Sisko: It can be argued that a human is ultimately the sum of his experiences.
Jake: Experiences? What is this?
Sisko: Memories. Events from my past, like this one.
Sisko: Things that happened before now. You have absolutely no idea what I’m talking about.
Jake: What comes before now is no different than what is now, or what is to come. It is one’s existence.
Sisko: Then, for you, there is no linear time.
Perhaps the fact that the Prophets do not exist in linear time explains how at this moment they question what time is while having already separated themselves and visited Earth in the past to assure that Sisko was born. Or, this is just part of the testing of Sisko. Returning later to the Prophets’s manifestation of Jake to speak with Sisko:
Jake: Then how can you take responsibility for your actions?
Sisko: We use past experiences to help guide us. For Jennifer and me, all the experiences in our lives prepared us for the day we met on the beach, helped us recognize that we had a future together. When we married, we accepted all the consequences of that act, whatever they might be, including the consequences of you.

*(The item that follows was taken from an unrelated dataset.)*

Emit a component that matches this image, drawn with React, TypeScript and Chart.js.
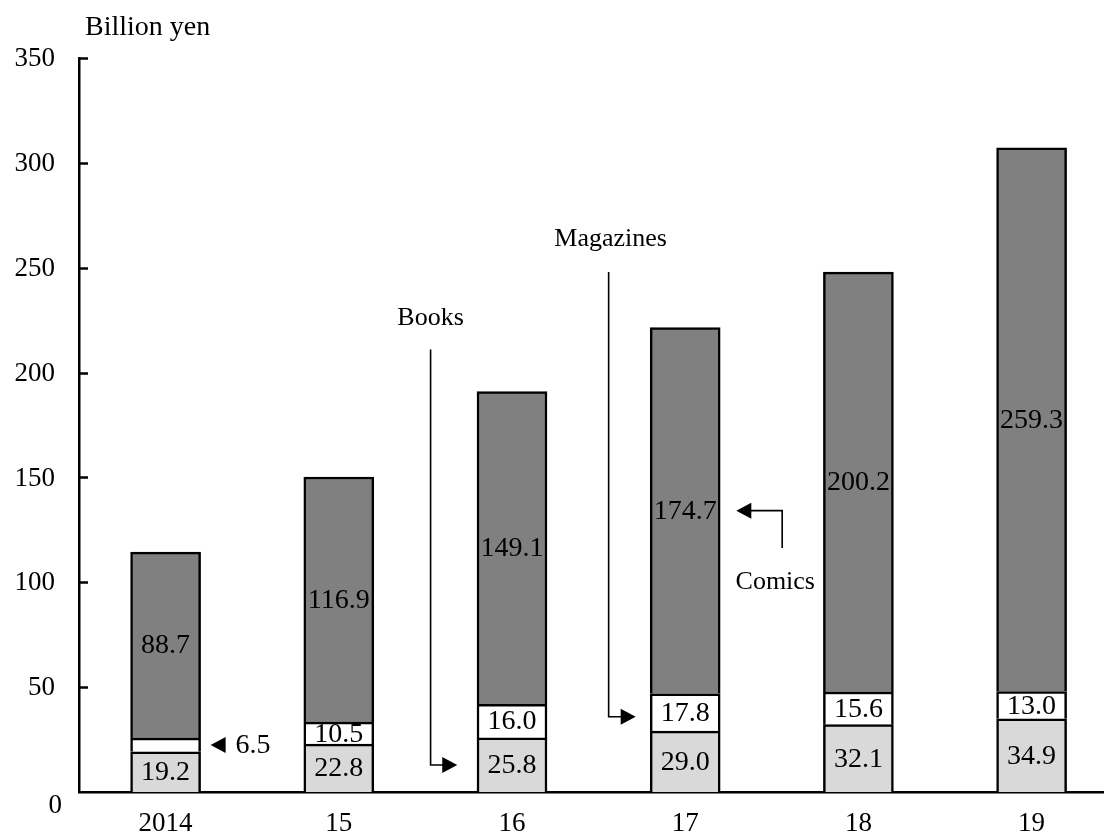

The Commander Sisko that comes out of the rebirthed wormhole dragging the Cardassian warship in tow – humiliated in simultaneous reluctation and acquiescence – is the Emissary we come to know. He is not immediately altered by the intractable and intimate experience with the Prophets just minutes ago. He is not even slightly surprised to find himself rescuing the insalubrious Gul Dukat, and in the process Deep Space Nine, as Major Kira was just about to surrender before the wormhole emerged once more. In fact, it is all oppositionally peremptory in act and signification. Kai Opaka saw the person, Benjamin Sisko, who he was to be without accoutrements of formal display. Opaka understood that “The person who does not wish to be among us is to be the Emissary.” Opaka saw outside of linear time into the irenic designs of the Prophets as they had perhaps not yet occurred, but had already been created. Sisko had yet to discover the Celestial Temple, but the Prophets had always already orchestrated a marriage with his father to assure that he was born.